In any case, many foreign reports, including one in The Guardian, suggested that these killings reflected badly on the Communist government, and so were downplayed in the local press. Matthew Forney, in Time Asia, focuses on a gruesome serial killing in Shenzhen, and after giving due attention to the ease with which "predatory transients" can now travel through the country, also suggests that the lack of transparency has put more people at risk.    

The local press, however, have still been accused of sensationalism. Reminiscent of the debates in the west about media violence, a psychologist quoted last week in China Youth Daily criticized journalists for the part they have played in the recent spate of violent crimes. Apart from Yang, the psychologist was also taking particular note of the man who lured more than 20 boys from net bars and then tortured them to death in the city of Zhumadian, in Henan Province, and also the 10 young women killed in Guangdong after being recruited into a bogus employment agency. 

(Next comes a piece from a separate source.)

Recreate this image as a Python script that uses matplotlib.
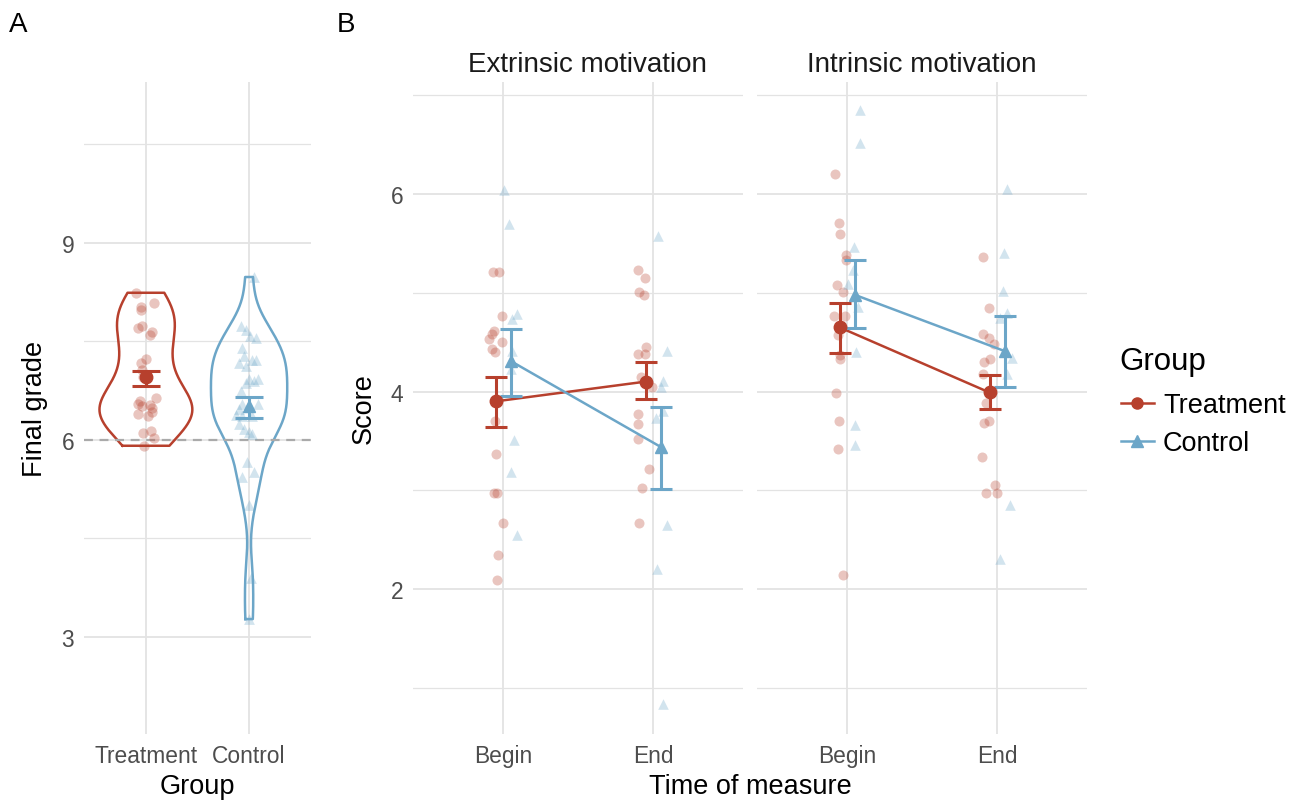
import numpy as np
import matplotlib
matplotlib.use("Agg")
import matplotlib.pyplot as plt
from matplotlib.lines import Line2D

plt.rcParams['font.family'] = ['Liberation Sans', 'DejaVu Sans']

RED = "#B7402D"
BLUE = "#6CA6C8"
GRID = "#E3E3E3"
TICKC = "#4D4D4D"

# ---------------- Panel A data ----------------
groups_a = ["Treatment", "Control"]
grade_treat = [8.24, 8.03, 7.98, 8.09, 7.70, 7.73, 7.60, 7.64, 7.17, 7.23, 7.07, 6.95,
               6.59, 6.63, 6.54, 6.52, 6.53, 6.49, 6.39, 6.37, 6.43, 6.11, 6.13, 6.03, 5.91]
jit_treat = [-0.092, -0.049, -0.049, 0.078, -0.075, -0.036, 0.039, 0.056, -0.049, -0.003,
             -0.036, -0.033, -0.059, 0.098, -0.075, -0.042, 0.039, 0.056, -0.075, 0.023,
             0.056, -0.033, 0.046, 0.078, -0.016]
grade_ctrl = [8.48, 7.73, 7.68, 7.58, 7.55, 7.40, 7.27, 7.22, 7.21, 7.17, 7.12, 6.92, 6.90,
              6.92, 6.87, 6.74, 6.54, 6.54, 6.47, 6.37, 6.38, 6.37, 6.24, 6.17, 6.12, 6.09,
              5.66, 5.44, 5.51, 5.01, 3.90, 3.27]
jit_ctrl = [0.049, -0.082, -0.033, 0.007, 0.065, -0.072, -0.049, 0.033, 0.065, -0.098,
            -0.033, 0.0, 0.049, 0.082, -0.033, -0.082, -0.072, 0.082, -0.098, -0.065,
            -0.131, 0.033, -0.098, -0.049, 0.0, 0.033, -0.016, -0.065, 0.049, 0.0, 0.016, 0.0]
grade_mean = [6.955, 6.52]
grade_lo = [6.827, 6.33]
grade_hi = [7.055, 6.66]
pass_line = 6

# ---------------- Panel B data ----------------
facets = ["Extrinsic motivation", "Intrinsic motivation"]
times = ["Begin", "End"]

# score points: [facet][time] for each group
score_treat = [
    [[5.21, 5.21, 4.76, 4.61, 4.58, 4.53, 4.50, 4.43, 4.40, 3.70, 3.37, 2.97, 2.97, 2.67, 2.34, 2.09],
     [5.23, 5.15, 5.01, 4.98, 4.45, 4.38, 4.38, 4.15, 4.05, 3.77, 3.67, 3.52, 3.22, 3.02, 2.67]],
    [[6.20, 5.71, 5.59, 5.38, 5.33, 5.08, 5.01, 4.76, 4.76, 4.57, 4.37, 4.33, 3.98, 3.70, 3.42, 2.14],
     [5.36, 4.85, 4.58, 4.54, 4.48, 4.30, 4.33, 4.18, 3.88, 3.68, 3.70, 3.34, 3.05, 2.97, 2.97]],
]
jitter_treat = [
    [[-0.064, -0.025, -0.007, -0.062, -0.075, -0.091, -0.009, -0.075, -0.053, -0.051, -0.046,
      -0.058, -0.042, -0.002, -0.031, -0.042],
     [-0.097, -0.053, -0.093, -0.058, -0.046, -0.097, -0.053, -0.081, -0.009, -0.097, -0.101,
      -0.097, -0.025, -0.071, -0.091]],
    [[-0.078, -0.051, -0.049, -0.005, -0.005, -0.067, -0.028, -0.089, -0.011, -0.060, -0.045,
      -0.045, -0.074, -0.056, -0.060, -0.025],
     [-0.093, -0.055, -0.093, -0.053, -0.020, -0.089, -0.044, -0.093, -0.071, -0.087, -0.053,
      -0.100, -0.015, -0.075, 0.000]],
]
score_ctrl = [
    [[6.04, 5.70, 4.78, 4.73, 4.41, 4.23, 3.51, 3.18, 2.55],
     [5.57, 4.41, 4.11, 4.05, 3.80, 3.73, 2.65, 2.20, 0.84]],
    [[6.85, 6.52, 5.46, 5.23, 5.09, 4.86, 4.40, 3.66, 3.46],
     [6.05, 5.40, 5.02, 4.80, 4.74, 4.34, 4.18, 2.85, 2.30]],
]
jitter_ctrl = [
    [[0.004, 0.042, 0.093, 0.060, 0.060, 0.053, 0.075, 0.053, 0.091],
     [0.035, 0.095, 0.068, 0.053, 0.068, 0.020, 0.091, 0.024, 0.068]],
    [[0.089, 0.089, 0.044, 0.040, 0.004, 0.073, 0.062, 0.055, 0.051],
     [0.069, 0.047, 0.040, 0.069, 0.018, 0.102, 0.067, 0.089, 0.018]],
]
# means and interval bounds: [facet][time]
mean_treat = [[3.90, 4.10], [4.65, 3.99]]
lo_treat = [[3.64, 3.92], [4.39, 3.82]]
hi_treat = [[4.15, 4.30], [4.90, 4.17]]
mean_ctrl = [[4.31, 3.44], [4.98, 4.41]]
lo_ctrl = [[3.95, 3.01], [4.64, 4.05]]
hi_ctrl = [[4.63, 3.84], [5.33, 4.76]]
dodge = 0.05

W, H = 1300, 803
fig = plt.figure(figsize=(W / 100, H / 100), dpi=100)


def ax_px(x0, y0, x1, y1):
    return fig.add_axes([x0 / W, 1 - y1 / H, (x1 - x0) / W, (y1 - y0) / H])


def style(ax):
    for s in ax.spines.values():
        s.set_visible(False)
    ax.set_facecolor("white")
    ax.tick_params(length=0, labelsize=16.4, labelcolor=TICKC, pad=7)
    ax.set_axisbelow(True)


def kde(data, grid):
    d = np.asarray(data)
    n = len(d)
    sd = d.std(ddof=1)
    iqr = np.subtract(*np.percentile(d, [75, 25]))
    bw = 0.9 * min(sd, iqr / 1.34) * n ** (-0.2)
    z = (grid[:, None] - d[None, :]) / bw
    return np.exp(-0.5 * z ** 2).sum(axis=1) / (n * bw * np.sqrt(2 * np.pi))


# ---------------- Panel A ----------------
axA = ax_px(84, 83, 311, 735)
style(axA)
axA.set_xlim(0.4, 2.6)
axA.set_ylim(1.52, 11.45)
for v in [3, 6, 9]:
    axA.axhline(v, color=GRID, lw=1.3, zorder=0)
for v in [1.5, 4.5, 7.5, 10.5]:
    axA.axhline(v, color=GRID, lw=0.9, zorder=0)
for v in [1, 2]:
    axA.axvline(v, color=GRID, lw=1.3, zorder=0)
axA.set_xticks([1, 2])
axA.set_xticklabels(groups_a)
axA.set_yticks([3, 6, 9])
axA.set_yticklabels(["3", "6", "9"])

dens = []
for d in [grade_treat, grade_ctrl]:
    g = np.linspace(min(d), max(d), 512)
    dens.append((g, kde(d, g)))
dmax = max(k.max() for _, k in dens)
for i, ((g, k), col) in enumerate(zip(dens, [RED, BLUE])):
    hw = k / dmax * 0.45
    xs = np.concatenate([i + 1 - hw, (i + 1 + hw)[::-1], [i + 1 - hw[0]]])
    ys = np.concatenate([g, g[::-1], [g[0]]])
    axA.plot(xs, ys, color=col, lw=1.8, zorder=2, solid_joinstyle='round')

axA.axhline(pass_line, color="#AAAAAA", lw=1.6, ls=(0, (4, 3)), zorder=3)

axA.scatter(1 + np.array(jit_treat), grade_treat, s=55, marker='o', color=RED, alpha=0.3,
            linewidths=0, zorder=4)
axA.scatter(2 + np.array(jit_ctrl), grade_ctrl, s=60, marker='^', color=BLUE, alpha=0.3,
            linewidths=0, zorder=4)
for i, (col, mk) in enumerate(zip([RED, BLUE], ['o', '^'])):
    axA.errorbar(i + 1, grade_mean[i],
                 yerr=[[grade_mean[i] - grade_lo[i]], [grade_hi[i] - grade_mean[i]]],
                 fmt='none', ecolor=col, elinewidth=2.2, capsize=10, capthick=2.2, zorder=5)
    axA.plot(i + 1, grade_mean[i], marker=mk, ms=9, color=col, zorder=6, ls='none')
axA.set_ylabel("Final grade", fontsize=19.5, labelpad=10)
fig.text(197.5 / W, 1 - 787 / H, "Group", fontsize=19.5, ha='center', va='center')

# ---------------- Panel B ----------------
axes_b = [ax_px(413, 83, 743, 735), ax_px(757, 83, 1087, 735)]
title_x = [0.53, 0.5]
for fi, ax in enumerate(axes_b):
    style(ax)
    ax.set_xlim(0.4, 2.6)
    ax.set_ylim(0.532, 7.134)
    for v in [2, 4, 6]:
        ax.axhline(v, color=GRID, lw=1.3, zorder=0)
    for v in [1, 3, 5, 7]:
        ax.axhline(v, color=GRID, lw=0.9, zorder=0)
    for v in [1, 2]:
        ax.axvline(v, color=GRID, lw=1.3, zorder=0)
    ax.set_xticks([1, 2])
    ax.set_xticklabels(times)
    ax.set_yticks([2, 4, 6])
    if fi == 0:
        ax.set_yticklabels(["2", "4", "6"])
    else:
        ax.set_yticklabels([])
    ax.set_title(facets[fi], fontsize=20, pad=8, color="#1A1A1A", x=title_x[fi])

    for ti in range(2):
        ax.scatter(ti + 1 + np.array(jitter_treat[fi][ti]), score_treat[fi][ti], s=52,
                   marker='o', color=RED, alpha=0.3, linewidths=0, zorder=2)
        ax.scatter(ti + 1 + np.array(jitter_ctrl[fi][ti]), score_ctrl[fi][ti], s=58,
                   marker='^', color=BLUE, alpha=0.3, linewidths=0, zorder=2)

    xt = np.array([1, 2]) - dodge
    xc = np.array([1, 2]) + dodge
    for xx, m, lo, hi, col, mk in [(xt, mean_treat[fi], lo_treat[fi], hi_treat[fi], RED, 'o'),
                                   (xc, mean_ctrl[fi], lo_ctrl[fi], hi_ctrl[fi], BLUE, '^')]:
        m = np.array(m)
        ax.plot(xx, m, color=col, lw=1.8, zorder=3)
        ax.errorbar(xx, m, yerr=[m - np.array(lo), np.array(hi) - m], fmt='none', ecolor=col,
                    elinewidth=2.2, capsize=8, capthick=2.2, zorder=4)
        ax.plot(xx, m, marker=mk, ms=9, color=col, ls='none', zorder=5)

axes_b[0].set_ylabel("Score", fontsize=19.5, labelpad=10)
fig.text(750 / W, 1 - 787 / H, "Time of measure", fontsize=19.5, ha='center', va='center')

# panel tags
fig.text(18 / W, 1 - 25 / H, "A", fontsize=20, ha='center', va='center')
fig.text(346 / W, 1 - 25 / H, "B", fontsize=20, ha='center', va='center')

# legend
fig.text(1119 / W, 1 - 362 / H, "Group", fontsize=22.5, ha='left', va='center')
handles = [Line2D([], [], color=RED, lw=1.8, marker='o', ms=8),
           Line2D([], [], color=BLUE, lw=1.8, marker='^', ms=8)]
leg = fig.legend(handles, ["Treatment", "Control"], loc='upper left',
                 bbox_to_anchor=(1121 / W, 1 - 393 / H), frameon=False, fontsize=19.5,
                 handlelength=1.2, handletextpad=0.35,
                 labelspacing=0.46, borderaxespad=0, borderpad=0)

fig.savefig("out.png", dpi=100, facecolor="white")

The psychologist said that competition among the media had become more intense. "Competitive reporting" was unfair to the victims. "This bloody reporting could easily influence readers, especially the youth, and could lead to unthinkable social consequences," he said. 

He said that recent social changes – including growing economic divisions, more single-parent households, and greater pressure – have created a number of psychological problems. If the media isn't careful, and just "wantonly" reports on these "deviant" cases, it could lead to copycat behaviour.  If the media keeps on sensationalizing cases involving sex and violence, Chinese youth might start imitating. 

Particular attention should be given to the sexual education of children, said the psychologist, nothing that most crazed killers were "sexual deviants". The media, the family, and the school were all crucial in this regard.  This is the information age, he said, and kids now pick up their knowledge from a diverse range of sources. 

The growing sensationalism of the Chinese media is obvious. The redoubtable Xinhua news agency today regaled its readers with the lurid details of how a menage a trois became an intricate Elmore Leonard-style crime passionelle in Hubei Province. It seems that as media groups become more of a business, and are driven more and more by market forces, they are – like their Western counterparts – sinking into a downward spiral of sex and drugs and celebrity scandal.  They are filling more and more space with "lifestyle" features and glossy advertorials, and are abandoning the grainy shots of PLA generals and political conferences for the images of models on catwalks and an endless procession of Cantopop divas.

Old-style political propaganda is giving way to PR puffery. The only space left for development is low-level crime – the gloomy, denuded pages of Shanghai Daily still manage to find room for the failed scams involving migrants from Anhui Province, the prostitution and pickpocketing, the incidents of road rage and the petty acts of hooliganism throughout this great city. It's either that, or yet more crap from the Shanghai International U-Bend Conference being held at the Shangrila Hotel in Pudong.